I just came back from one of the ecological wonders of the world – Costa Rica. What a terrific place! They’ve never had an army and a quarter of the country is national park and other protected land. The biodiversity of Costa Rica is astounding, especially considering it’s roughly the size of West Virginia. The diversity of the landscape – extensive Atlantic and Pacific coasts with volcanic mountains and farmland between – is partly responsible. Also, of course, this is a tropical country with benign weather year around.

Tourists flock to Costa Rica. Two long coasts with gorgeous beaches, volcanoes you can drive up to in national parks, ziplines, river rafting. That’s me in front of the raft, by the way.

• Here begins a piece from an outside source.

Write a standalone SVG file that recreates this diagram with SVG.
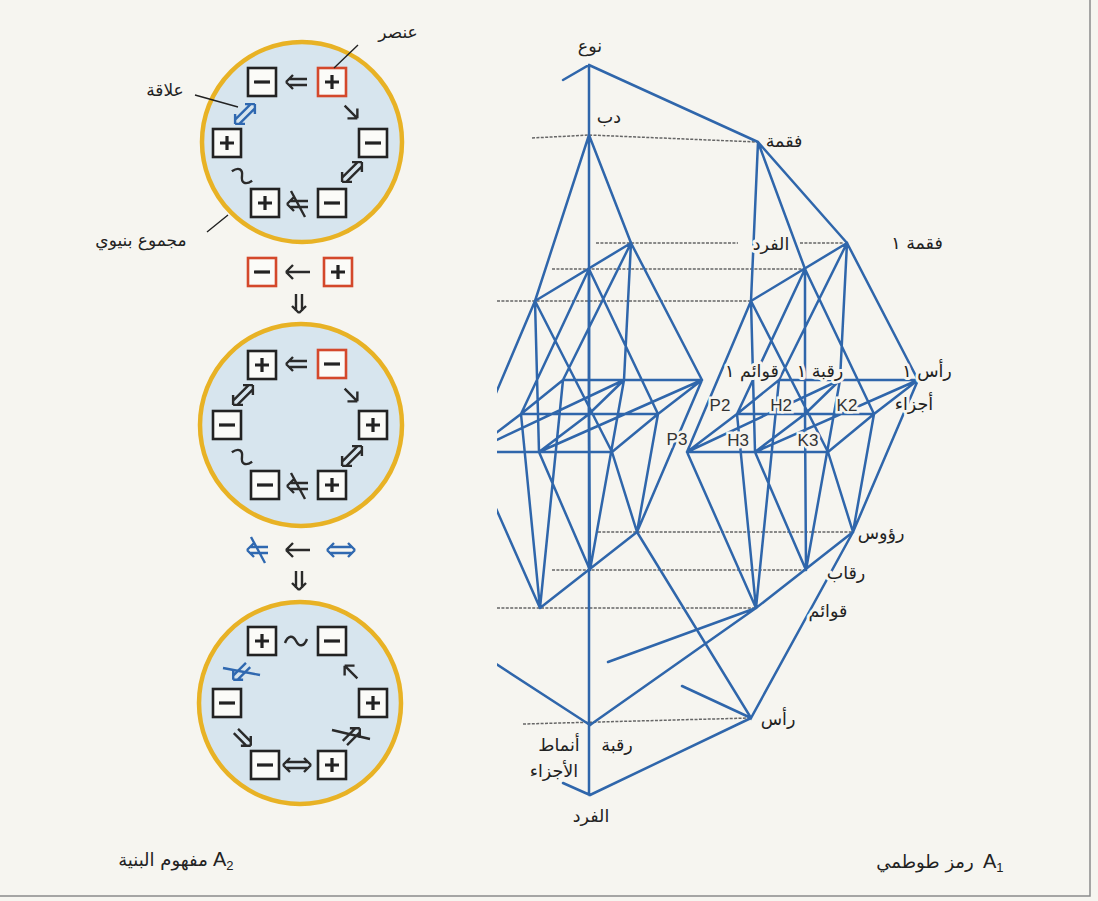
<svg xmlns="http://www.w3.org/2000/svg" xmlns:xlink="http://www.w3.org/1999/xlink" width="1098" height="901" viewBox="0 0 1098 901">
<style>
.bg{fill:#f6f5f0}
.edge{fill:none;stroke:#2f66ab;stroke-width:2.5;stroke-linecap:round}
.dot{fill:none;stroke:#666;stroke-width:1.5;stroke-dasharray:3 1.4}
.lbl{font-family:"DejaVu Sans",sans-serif;font-size:17.5px;fill:#222;text-anchor:middle;stroke:#f6f5f0;stroke-width:6;paint-order:stroke;stroke-linejoin:round}
.lat{font-family:"Liberation Sans",sans-serif;font-size:17px;fill:#333;text-anchor:middle;stroke:#f6f5f0;stroke-width:5;paint-order:stroke}
.cap{font-family:"DejaVu Sans",sans-serif;font-size:18px;fill:#222}
.ring{fill:#d7e5ee;stroke:#e8b225;stroke-width:4.5}
.box{fill:#fbfbf8;stroke:#222;stroke-width:2.6}
.rbox{fill:#fbfbf8;stroke:#d4482b;stroke-width:2.6}
.sgn{fill:none;stroke:#222;stroke-width:3.2}
.ar{fill:none;stroke:#2a2a2a;stroke-width:2.4}
.ab{fill:none;stroke:#2f68b0;stroke-width:2.4}
.ptr{fill:none;stroke:#222;stroke-width:1.4}
.lt{font-family:"DejaVu Sans",sans-serif;font-size:17px;fill:#222;text-anchor:middle}
</style>
<defs>
<clipPath id="clipL"><rect x="497" y="0" width="601" height="901"/></clipPath>
<path id="dl" d="M-11,0 L-4,-7 M-11,0 L-4,7 M-8,-3 H10 M-8,3 H10"/>
<path id="dlx" d="M-11,0 L-4,-7 M-11,0 L-4,7 M-8,-3 H10 M-8,3 H10 M-7,-13 L7,13"/>
<path id="db" d="M-14,0 L-7,-7 M-14,0 L-7,7 M14,0 L7,-7 M14,0 L7,7 M-11,-3 H11 M-11,3 H11"/>
<path id="dd" d="M0,10 L-7,3 M0,10 L7,3 M-3,-9 V8 M3,-9 V8"/>
<path id="sl" d="M-12,0 H12 M-12,0 L-5,-7 M-12,0 L-5,7"/>
<path id="sa" d="M-9,0 H9 M9,0 L2,-7 M9,0 L2,7"/>
<path id="tl" d="M-11,2 C-8,-6 -3,-6 0,0 S8,6 11,-2"/>
<g id="plus"><rect class="box" x="-14" y="-14" width="28" height="28"/><path class="sgn" d="M-7,0 H7 M0,-7 V7"/></g>
<g id="minus"><rect class="box" x="-14" y="-14" width="28" height="28"/><path class="sgn" d="M-8,0 H8"/></g>
<g id="rplus"><rect class="rbox" x="-14" y="-14" width="28" height="28"/><path class="sgn" d="M-7,0 H7 M0,-7 V7"/></g>
<g id="rminus"><rect class="rbox" x="-14" y="-14" width="28" height="28"/><path class="sgn" d="M-8,0 H8"/></g>
<path id="lat" d="M631,243 L535,301
M631,243 L563,380 M631,243 L624,380 M631,243 L702,380
M589,269 L521,414 M589,269 L589,414 M589,269 L658,414
M535,301 L471,452 M535,301 L539,452 M535,301 L612,452
M563,380 H702 M521,414 H658 M471,452 H612
M563,380 L521,414 L471,452 M624,380 L589,414 L539,452 M702,380 L658,414 L612,452
M702,380 L637,532 M658,414 L637,532 M612,452 L637,532
M624,380 L590,570 M589,414 L590,570 M539,452 L590,570
M563,380 L540,608 M521,414 L540,608 M471,452 L540,608
M540,608 L637,532
M471,452 L624,380 M539,452 L702,380"/>
</defs>
<rect class="bg" x="0" y="0" width="1098" height="901"/>
<path d="M1090,0 V896 H0" fill="none" stroke="#8a8a8a" stroke-width="1.5"/>

<g id="levels">
<path class="dot" d="M532,138 L589,135 L757,142"/>
<path class="dot" d="M596,243 H738 M800,243 H843"/>
<path class="dot" d="M552,269 H805"/>
<path class="dot" d="M497,301 H751"/>
<path class="dot" d="M598,532 H853"/>
<path class="dot" d="M552,570 H806"/>
<path class="dot" d="M497,608 H756"/>
<path class="dot" d="M523,724 L750,718"/>
</g>

<g id="connectors">
<g id="lattice-bear" clip-path="url(#clipL)">
<use xlink:href="#lat" class="edge"/>
<path class="edge" d="M470,647 L590,725"/>
</g>
<g id="lattice-seal" transform="translate(216,0)">
<use xlink:href="#lat" class="edge"/>
</g>
<path class="edge" d="M589,65 V795 M563,80 L589,65 L758,142
M589,135 L631,243 M589,135 L535,301
M758,142 L847,243 M758,142 L805,269 M758,142 L751,301
M637,532 L751,718 L853,532 M682,686 L751,718
M590,725 L756,608 M608,662 L756,608
M563,783 L590,795 L751,718"/>
</g>

<g id="graph-labels">
<g id="n-species"><text class="lbl" x="590" y="52">نوع</text></g>
<g id="n-bear"><text class="lbl" x="609" y="123">دب</text></g>
<g id="n-seal"><text class="lbl" x="784" y="147">فقمة</text></g>
<g id="n-individual"><text class="lbl" x="771" y="250">الفرد</text></g>
<g id="n-seal1"><text class="lbl" x="917" y="249">فقمة ١</text></g>
<g id="n-legs1"><text class="lbl" x="752" y="377">قوائم ١</text></g>
<g id="n-neck1"><text class="lbl" x="820" y="377">رقبة ١</text></g>
<g id="n-head1"><text class="lbl" x="927" y="377">رأس ١</text></g>
<g id="n-parts"><text class="lbl" x="914" y="410">أجزاء</text></g>
<g id="n-P2"><text class="lat" x="720" y="411">P2</text></g>
<g id="n-H2"><text class="lat" x="781" y="411">H2</text></g>
<g id="n-K2"><text class="lat" x="847" y="411">K2</text></g>
<g id="n-P3"><text class="lat" x="677" y="445">P3</text></g>
<g id="n-H3"><text class="lat" x="738" y="446">H3</text></g>
<g id="n-K3"><text class="lat" x="808" y="446">K3</text></g>
<g id="n-heads"><text class="lbl" x="881" y="539">رؤوس</text></g>
<g id="n-necks"><text class="lbl" x="846" y="579">رقاب</text></g>
<g id="n-legs"><text class="lbl" x="828" y="617">قوائم</text></g>
<g id="n-head"><text class="lbl" x="778" y="725">رأس</text></g>
<g id="n-neck"><text class="lbl" x="617" y="751">رقبة</text></g>
<g id="n-patterns"><text class="lbl" x="559" y="751">أنماط</text><text class="lbl" x="554" y="777">الأجزاء</text></g>
<g id="n-indiv"><text class="lbl" x="591" y="822">الفرد</text></g>
</g>

<g id="structure-1">
<circle class="ring" cx="302" cy="142" r="100"/>
<use xlink:href="#minus" x="262" y="82"/>
<use xlink:href="#rplus" x="332" y="82"/>
<use xlink:href="#minus" x="373" y="143"/>
<use xlink:href="#plus" x="227" y="143"/>
<use xlink:href="#plus" x="265" y="203"/>
<use xlink:href="#minus" x="332" y="203"/>
<use xlink:href="#dl" class="ar" transform="translate(297,82)"/>
<use xlink:href="#sa" class="ar" transform="translate(351,112) rotate(45)"/>
<use xlink:href="#db" class="ar" transform="translate(352,172) rotate(-45)"/>
<use xlink:href="#dlx" class="ar" transform="translate(298,204)"/>
<use xlink:href="#tl" class="ar" transform="translate(242,176) rotate(35)"/>
<use xlink:href="#db" class="ab" transform="translate(245,114) rotate(-45)"/>
<path class="ptr" d="M358,45 L334,68 M195,95 L238,107 M207,232 L228,215"/>
<text class="lt" x="398" y="38">عنصر</text>
<text class="lt" x="165" y="96">علاقة</text>
<text class="lt" x="141" y="246">مجموع بنيوي</text>
</g>

<g id="transform-1">
<use xlink:href="#rminus" x="262" y="272"/>
<use xlink:href="#sl" class="ar" transform="translate(298,272)"/>
<use xlink:href="#rplus" x="338" y="272"/>
<use xlink:href="#dd" class="ar" transform="translate(299,303)"/>
</g>

<g id="structure-2">
<circle class="ring" cx="301" cy="425" r="101"/>
<use xlink:href="#plus" x="262" y="365"/>
<use xlink:href="#rminus" x="332" y="364"/>
<use xlink:href="#minus" x="227" y="425"/>
<use xlink:href="#plus" x="373" y="425"/>
<use xlink:href="#minus" x="265" y="485"/>
<use xlink:href="#plus" x="332" y="485"/>
<use xlink:href="#dl" class="ar" transform="translate(297,364)"/>
<use xlink:href="#sa" class="ar" transform="translate(351,395) rotate(45)"/>
<use xlink:href="#db" class="ar" transform="translate(352,456) rotate(-45)"/>
<use xlink:href="#dlx" class="ar" transform="translate(298,486)"/>
<use xlink:href="#tl" class="ar" transform="translate(242,457) rotate(35)"/>
<use xlink:href="#db" class="ar" transform="translate(243,395) rotate(-45)"/>
</g>

<g id="transform-2">
<use xlink:href="#dlx" class="ab" transform="translate(258,550)"/>
<use xlink:href="#sl" class="ar" transform="translate(298,550)"/>
<use xlink:href="#db" class="ab" transform="translate(341,550)"/>
<use xlink:href="#dd" class="ar" transform="translate(299,580)"/>
</g>

<g id="structure-3">
<circle class="ring" cx="300" cy="703" r="101"/>
<use xlink:href="#plus" x="262" y="641"/>
<use xlink:href="#minus" x="332" y="641"/>
<use xlink:href="#minus" x="227" y="703"/>
<use xlink:href="#plus" x="373" y="703"/>
<use xlink:href="#minus" x="265" y="765"/>
<use xlink:href="#plus" x="332" y="765"/>
<use xlink:href="#tl" class="ar" transform="translate(296,641)"/>
<use xlink:href="#sa" class="ar" transform="translate(351,672) rotate(-135)"/>
<use xlink:href="#dl" class="ar" transform="translate(352,736) rotate(135)"/>
<path class="ar" d="M332,730 L370,739"/>
<use xlink:href="#dl" class="ab" transform="translate(241,672) rotate(-45)"/>
<path class="ab" d="M223,668 L260,675"/>
<use xlink:href="#dl" class="ar" transform="translate(243,738) rotate(-135)"/>
<use xlink:href="#db" class="ar" transform="translate(297,765)"/>
</g>

<g id="captions">
<text class="cap" x="163" y="866" text-anchor="middle">مفهوم البنية</text>
<text x="213" y="866" font-family="Liberation Sans, sans-serif" font-size="20" fill="#222">A<tspan font-size="13" dy="4">2</tspan></text>
<text class="cap" x="925" y="868" text-anchor="middle">رمز طوطمي</text>
<text x="983" y="868" font-family="Liberation Sans, sans-serif" font-size="20" fill="#222">A<tspan font-size="13" dy="4">1</tspan></text>
</g>
</svg>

  • The Caribbean coast most impressed me. I spend several days in Tortuguero, a national park only accessible by water and air. It’s the closest I’ve been to a jungle and is replete with animals like caimans (they look like small crocodiles), brown pelicans, magnificent frigate birds, dozens of herons (little blue, tiger, cattle, green, tricolored), green macaw. The list goes on. Tortuguero is most famous for nesting turtles. For instance, the beaches swarm with leatherbacks on January nights.

    Given the timing of my visit, I didn’t see turtles. I did see the beach, though, and was stunned that the distance from the upland down to the ocean distance was so short. That means this critical habitat is extremely vulnerable to rising sea level caused by climate change.

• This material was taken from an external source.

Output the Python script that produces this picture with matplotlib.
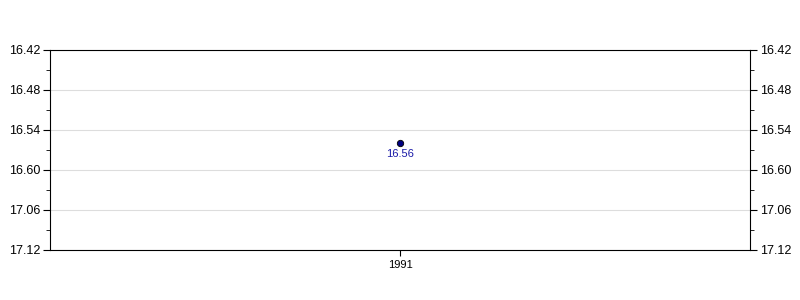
import matplotlib
matplotlib.use("Agg")
import matplotlib.pyplot as plt
from matplotlib.ticker import FixedLocator, MultipleLocator

plt.rcParams['font.family'] = ['Liberation Sans', 'DejaVu Sans']

# data
years = ['1991']
times = ['16.56']          # min.sec
tick_labels = ['16.42', '16.48', '16.54', '16.60', '17.06', '17.12']


def to_sec(t):
    m, s = t.split('.')
    return int(m) * 60 + int(s)


secs = [to_sec(t) for t in times]
tick_secs = [1002 + 6 * i for i in range(len(tick_labels))]

fig = plt.figure(figsize=(8, 3), dpi=100)
ax = fig.add_axes([50 / 800, 50 / 300, 700 / 800, 200 / 300])

x = list(range(len(years)))
ax.plot(x, secs, 'o', color='#000080', markeredgecolor='black',
        markeredgewidth=0.6, markersize=4.6, zorder=3)
for xi, yi, t in zip(x, secs, times):
    ax.annotate(t, (xi, yi), xytext=(0, -4), textcoords='offset points',
                ha='center', va='top', color='#1a1aa8', fontsize=8)

ax.set_xlim(-1, 1)
ax.set_xticks(x)
ax.set_xticklabels(years)

ax.set_ylim(tick_secs[-1], tick_secs[0])
ax.yaxis.set_major_locator(FixedLocator(tick_secs))
ax.set_yticklabels(tick_labels)
ax.yaxis.set_minor_locator(MultipleLocator(3))
ax.tick_params(axis='y', which='both', left=True, right=True,
               labelleft=True, labelright=True, direction='out')
ax.tick_params(axis='y', which='major', length=5, labelsize=9, pad=2)
ax.tick_params(axis='y', which='minor', length=3)
ax.tick_params(axis='x', length=4, labelsize=8, pad=3)

ax.grid(axis='y', color='#dddddd', linewidth=0.8)
ax.set_axisbelow(True)
for s in ax.spines.values():
    s.set_linewidth(0.8)

fig.savefig('out.png', dpi=100)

    I’m always on the lookout for ideas for future books and have been thinking about setting one in Tortugero. Mara, Ted and Harvey would study impacts of warming on the turtle beach. What a setting for a mystery – caimans, the jungle, and howling monkeys and more!

    But that’s for later. Today I send off my draft version of Shadow Spirits of the Sea (working title) to the good folks at Torrey House Press. The story takes Mara, Ted, and Harvey to Haida Gwaii, a temperate rainforest and archipelago of islands fifty miles off British Columbia. The memory of thousands of earliest Haida people who lived off the land and water is everywhere. Crumbling totem poles greet Mara and her colleagues as they kayak ashore and vanishing spirits challenge Mara’s world view.

  • Snow, Sea, and My New Book

    It’s the beginning of February and the Iowa caucus and Groundhog Day are behind us. Since the groundhog didn’t see his shadow, we may have an early spring. Given climate change that’s not surprising, of course.

    A couple of weeks ago I was in Flagstaff, Arizona with my husband, John. He visited colleagues at Northern Arizona University. I brought my snowshoes but had to drive up to 8000 feet to find enough snow. It was glorious – huge open meadows and gorgeous mountain views. I worry about the lack of snow given the drought crisis there, but this year’s El Nino precipitation has helped.

    As is obvious from my books, my favorite sport is sea kayaking. However, paddling in Maine during the winter means frigid water and dry suits, neither of which I’m crazy about. (My protagonist, Mara Tusconi, constantly deals with icy water and doesn’t like it either). So I’m heading to Costa Rica in a few weeks to canoe, kayak, and swim. It’s eighty degrees down there right now. Plenty warm!

    I’ve finished the first draft of the second book in the Mara Tusconi mystery series. Shadow Spirit of the Sea (working title) takes Mara, Harvey and Ted to Haida Gwaii, a spectacular archipelago fifty miles off the coast of British Columbia. Each novel in the series is based on an actual marine ecological controversy. In Shadow Spirit the issue is geoengineering. In 2012 the Haida paid an American entrepreneur named Russ George a lot of money to dump about 100 tons of particulate iron off the western coast of the archipelago. George promised enhanced salmon runs and return in the investment through carbon credits. It fascinated me that a people with such a rich historic connection to the sea would be interested in such a scheme.

    Haida Gwaii is a Canadian National Park and world-famous kayak destination. I’ve sea kayaked there and was enthralled by the temperate rainforest of huge cedars and hemlocks, astounding marine diversity, and Haida relics (e.g., totem poles that greet landing kayaks). That’s all there in Shadow Spirit along with menacing bears, run-away kayaks, and a whole lot more.

    Finally, review copies of Cold Blood, Hot Sea are in the hands of potential reviewers now. I was especially pleased with Dan Bloom’s review on his cli-fi blog. Dan coined the term “cli-fi”.

    Less than seven weeks until the official start of spring!

    First post, last of 2015

    Big news: Cold Blood, Hot Sea, the first in the Mara Tusconi Oceanography Mystery Series, can be pre-ordered from your local indie bookstore, from Barnes and Noble, or on Amazon. The official publication date is May 10, 2016.

    This has been a terrific year for me as an author. I was awarded a prize for new authors from Mystery Writers of America, found an agent and publisher, and became a moderator on the cli-fi site (Ecology in Literature and the Arts). I’m a lucky girl!

    For my first and last post of 2015, I’ll try to answer the question people ask me all the time: what’s a marine ecologist doing writing mystery novels? In a nutshell, a famous scientist in Amherst, MA (where I was a professor) explained what it was like to be harassed by climate change deniers. I was outraged that the very people trying to understand causes and impacts of warming were hounded to the breaking point. But what could I do?

    The idea just came to me. Tell the story in fiction. Since I love mysteries, that choice was easy. As C.S. Lewis said, “Reason is the natural order of truth; but imagination is the organ of meaning.”